Namun, ternyata terjadi insiden pada hari yang sama dan menyebabkan komandan pasukan Sekutu di Jawa Timur, yakni Brigadir Jenderal Aubertin Mallaby, tewas. Posisi Mallaby kemudian digantikan oleh Mayor Jenderal Robert Mansergh dari Komandan Divisi 5 Inggris.
Pada 9 November 1945, Mansergh mengeluarkan ultimatum kepada rakyat Surabaya. Isi dari ultimatum tersebut antara lain:
-Seluruh pemimpin Indonesia di Surabaya harus melaporkan diri;
-Seluruh senjata yang dimiliki oleh pihak Indonesia di Surabaya harus diserahkan kepada Inggris;
-Para pemimpin Indonesia di Surabaya harus bersedia menandatangani pernyataan menyerah tanpa syarat.
Namun, peringatan itu tidak disambut baik oleh para pejuang dan segenap lapisan masyarakat.
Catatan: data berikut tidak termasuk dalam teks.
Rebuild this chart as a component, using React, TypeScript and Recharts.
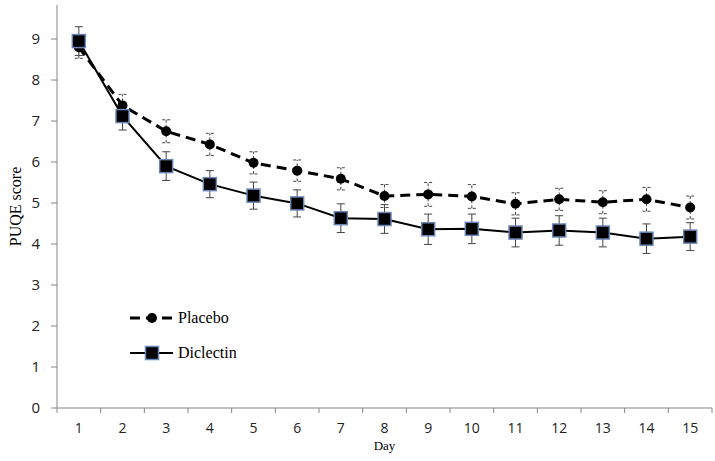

Keeseokan harinya, tanggal 10 November 1945 pukul 06.00 WIB, tidak ada seorang pun dari pihak Indonesia yang datang untuk menyerahkan diri.
Hal tersebut tentunya menyulut amarah dari pihak Sekutu, yang kemudian membombardir Surabaya. Perang besar tidak dapat dihindari yang dikenal dengan Pertempuran 10 November 1945. Kota Surabaya hancur dibombardir oleh pasukan gabungan Inggris dan Belanda. Korban jiwa pun berjatuhan.
Namun, pertempuran tersebut dikenang sebagai simbol perlawanan rakyat Indonesia melawan pendudukan pasukan asing. Peristiwa inilah yang menjadi tanggal diperingatinya Hari Pahlawan setiap 10 November.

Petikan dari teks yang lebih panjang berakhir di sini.